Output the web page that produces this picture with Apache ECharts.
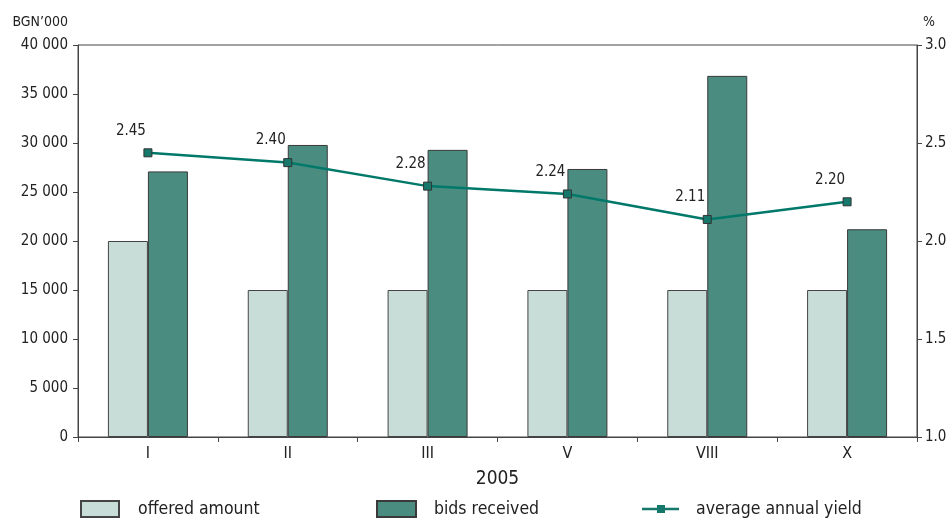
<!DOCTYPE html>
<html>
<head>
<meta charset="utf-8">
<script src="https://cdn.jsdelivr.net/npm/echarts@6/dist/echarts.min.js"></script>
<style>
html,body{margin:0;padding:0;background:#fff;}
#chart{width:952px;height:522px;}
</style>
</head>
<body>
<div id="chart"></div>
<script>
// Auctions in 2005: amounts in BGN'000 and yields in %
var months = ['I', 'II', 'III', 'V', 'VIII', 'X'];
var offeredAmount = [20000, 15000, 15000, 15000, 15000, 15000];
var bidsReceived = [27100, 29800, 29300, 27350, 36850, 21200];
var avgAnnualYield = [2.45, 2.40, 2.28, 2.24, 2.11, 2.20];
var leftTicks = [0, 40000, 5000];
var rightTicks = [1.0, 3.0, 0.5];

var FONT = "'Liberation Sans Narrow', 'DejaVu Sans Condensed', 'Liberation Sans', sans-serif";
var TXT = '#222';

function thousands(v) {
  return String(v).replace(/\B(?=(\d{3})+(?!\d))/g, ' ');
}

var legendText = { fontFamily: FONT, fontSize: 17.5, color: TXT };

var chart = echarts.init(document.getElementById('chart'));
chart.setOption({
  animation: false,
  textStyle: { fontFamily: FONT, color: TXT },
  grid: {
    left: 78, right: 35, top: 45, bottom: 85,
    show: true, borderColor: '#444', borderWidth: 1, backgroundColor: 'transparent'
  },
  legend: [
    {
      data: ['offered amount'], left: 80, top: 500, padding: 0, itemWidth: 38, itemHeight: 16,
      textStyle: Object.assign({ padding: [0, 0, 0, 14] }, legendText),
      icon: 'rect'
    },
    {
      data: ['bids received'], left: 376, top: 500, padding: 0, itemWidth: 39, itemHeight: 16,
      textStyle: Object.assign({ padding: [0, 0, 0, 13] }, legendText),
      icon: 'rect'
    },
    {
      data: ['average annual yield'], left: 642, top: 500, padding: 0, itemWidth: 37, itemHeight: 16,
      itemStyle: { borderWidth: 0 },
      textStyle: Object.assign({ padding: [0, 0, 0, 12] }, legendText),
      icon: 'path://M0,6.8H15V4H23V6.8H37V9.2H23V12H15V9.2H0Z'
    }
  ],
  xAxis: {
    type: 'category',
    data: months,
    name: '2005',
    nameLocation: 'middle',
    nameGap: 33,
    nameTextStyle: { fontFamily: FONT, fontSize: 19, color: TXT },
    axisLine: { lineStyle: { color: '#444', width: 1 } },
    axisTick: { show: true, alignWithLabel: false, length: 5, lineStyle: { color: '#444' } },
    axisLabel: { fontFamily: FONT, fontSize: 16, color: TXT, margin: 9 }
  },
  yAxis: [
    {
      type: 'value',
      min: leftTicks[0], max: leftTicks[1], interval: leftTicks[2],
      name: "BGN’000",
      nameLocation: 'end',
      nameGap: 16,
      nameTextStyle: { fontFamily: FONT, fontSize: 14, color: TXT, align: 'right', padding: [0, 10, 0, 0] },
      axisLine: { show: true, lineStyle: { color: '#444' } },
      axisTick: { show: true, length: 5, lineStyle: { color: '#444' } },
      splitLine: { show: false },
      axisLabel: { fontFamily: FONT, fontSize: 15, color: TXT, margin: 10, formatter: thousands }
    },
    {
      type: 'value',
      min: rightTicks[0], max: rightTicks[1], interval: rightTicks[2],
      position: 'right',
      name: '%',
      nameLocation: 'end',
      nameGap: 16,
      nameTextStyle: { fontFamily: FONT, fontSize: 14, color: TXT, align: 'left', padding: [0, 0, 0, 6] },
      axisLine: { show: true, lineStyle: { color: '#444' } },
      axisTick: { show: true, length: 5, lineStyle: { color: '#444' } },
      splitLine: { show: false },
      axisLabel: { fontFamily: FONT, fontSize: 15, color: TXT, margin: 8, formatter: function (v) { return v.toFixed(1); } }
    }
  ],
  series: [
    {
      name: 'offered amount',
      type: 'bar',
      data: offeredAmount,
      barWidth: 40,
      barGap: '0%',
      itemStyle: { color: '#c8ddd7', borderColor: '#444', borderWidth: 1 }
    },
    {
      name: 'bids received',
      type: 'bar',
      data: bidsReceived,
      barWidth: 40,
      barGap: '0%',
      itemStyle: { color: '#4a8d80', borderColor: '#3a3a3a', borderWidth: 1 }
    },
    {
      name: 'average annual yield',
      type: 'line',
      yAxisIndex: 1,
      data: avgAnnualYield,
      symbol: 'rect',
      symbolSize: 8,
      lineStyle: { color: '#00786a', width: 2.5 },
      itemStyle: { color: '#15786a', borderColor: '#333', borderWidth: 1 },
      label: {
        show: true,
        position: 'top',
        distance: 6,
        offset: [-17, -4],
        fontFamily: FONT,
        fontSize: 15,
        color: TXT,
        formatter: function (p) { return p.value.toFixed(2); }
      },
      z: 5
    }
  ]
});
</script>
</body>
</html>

——

| AIM |
Reproduce all of the material above word for word. Omit the pictures.

| ANSWER FOR THIS EXERCISE |
Output the web page that produces this picture with Apache ECharts.
<!DOCTYPE html>
<html>
<head>
<meta charset="utf-8">
<script src="https://cdn.jsdelivr.net/npm/echarts@6/dist/echarts.min.js"></script>
<style>
html,body{margin:0;padding:0;background:#fff;}
#chart{width:952px;height:522px;}
</style>
</head>
<body>
<div id="chart"></div>
<script>
// Auctions in 2005: amounts in BGN'000 and yields in %
var months = ['I', 'II', 'III', 'V', 'VIII', 'X'];
var offeredAmount = [20000, 15000, 15000, 15000, 15000, 15000];
var bidsReceived = [27100, 29800, 29300, 27350, 36850, 21200];
var avgAnnualYield = [2.45, 2.40, 2.28, 2.24, 2.11, 2.20];
var leftTicks = [0, 40000, 5000];
var rightTicks = [1.0, 3.0, 0.5];

var FONT = "'Liberation Sans Narrow', 'DejaVu Sans Condensed', 'Liberation Sans', sans-serif";
var TXT = '#222';

function thousands(v) {
  return String(v).replace(/\B(?=(\d{3})+(?!\d))/g, ' ');
}

var legendText = { fontFamily: FONT, fontSize: 17.5, color: TXT };

var chart = echarts.init(document.getElementById('chart'));
chart.setOption({
  animation: false,
  textStyle: { fontFamily: FONT, color: TXT },
  grid: {
    left: 78, right: 35, top: 45, bottom: 85,
    show: true, borderColor: '#444', borderWidth: 1, backgroundColor: 'transparent'
  },
  legend: [
    {
      data: ['offered amount'], left: 80, top: 500, padding: 0, itemWidth: 38, itemHeight: 16,
      textStyle: Object.assign({ padding: [0, 0, 0, 14] }, legendText),
      icon: 'rect'
    },
    {
      data: ['bids received'], left: 376, top: 500, padding: 0, itemWidth: 39, itemHeight: 16,
      textStyle: Object.assign({ padding: [0, 0, 0, 13] }, legendText),
      icon: 'rect'
    },
    {
      data: ['average annual yield'], left: 642, top: 500, padding: 0, itemWidth: 37, itemHeight: 16,
      itemStyle: { borderWidth: 0 },
      textStyle: Object.assign({ padding: [0, 0, 0, 12] }, legendText),
      icon: 'path://M0,6.8H15V4H23V6.8H37V9.2H23V12H15V9.2H0Z'
    }
  ],
  xAxis: {
    type: 'category',
    data: months,
    name: '2005',
    nameLocation: 'middle',
    nameGap: 33,
    nameTextStyle: { fontFamily: FONT, fontSize: 19, color: TXT },
    axisLine: { lineStyle: { color: '#444', width: 1 } },
    axisTick: { show: true, alignWithLabel: false, length: 5, lineStyle: { color: '#444' } },
    axisLabel: { fontFamily: FONT, fontSize: 16, color: TXT, margin: 9 }
  },
  yAxis: [
    {
      type: 'value',
      min: leftTicks[0], max: leftTicks[1], interval: leftTicks[2],
      name: "BGN’000",
      nameLocation: 'end',
      nameGap: 16,
      nameTextStyle: { fontFamily: FONT, fontSize: 14, color: TXT, align: 'right', padding: [0, 10, 0, 0] },
      axisLine: { show: true, lineStyle: { color: '#444' } },
      axisTick: { show: true, length: 5, lineStyle: { color: '#444' } },
      splitLine: { show: false },
      axisLabel: { fontFamily: FONT, fontSize: 15, color: TXT, margin: 10, formatter: thousands }
    },
    {
      type: 'value',
      min: rightTicks[0], max: rightTicks[1], interval: rightTicks[2],
      position: 'right',
      name: '%',
      nameLocation: 'end',
      nameGap: 16,
      nameTextStyle: { fontFamily: FONT, fontSize: 14, color: TXT, align: 'left', padding: [0, 0, 0, 6] },
      axisLine: { show: true, lineStyle: { color: '#444' } },
      axisTick: { show: true, length: 5, lineStyle: { color: '#444' } },
      splitLine: { show: false },
      axisLabel: { fontFamily: FONT, fontSize: 15, color: TXT, margin: 8, formatter: function (v) { return v.toFixed(1); } }
    }
  ],
  series: [
    {
      name: 'offered amount',
      type: 'bar',
      data: offeredAmount,
      barWidth: 40,
      barGap: '0%',
      itemStyle: { color: '#c8ddd7', borderColor: '#444', borderWidth: 1 }
    },
    {
      name: 'bids received',
      type: 'bar',
      data: bidsReceived,
      barWidth: 40,
      barGap: '0%',
      itemStyle: { color: '#4a8d80', borderColor: '#3a3a3a', borderWidth: 1 }
    },
    {
      name: 'average annual yield',
      type: 'line',
      yAxisIndex: 1,
      data: avgAnnualYield,
      symbol: 'rect',
      symbolSize: 8,
      lineStyle: { color: '#00786a', width: 2.5 },
      itemStyle: { color: '#15786a', borderColor: '#333', borderWidth: 1 },
      label: {
        show: true,
        position: 'top',
        distance: 6,
        offset: [-17, -4],
        fontFamily: FONT,
        fontSize: 15,
        color: TXT,
        formatter: function (p) { return p.value.toFixed(2); }
      },
      z: 5
    }
  ]
});
</script>
</body>
</html>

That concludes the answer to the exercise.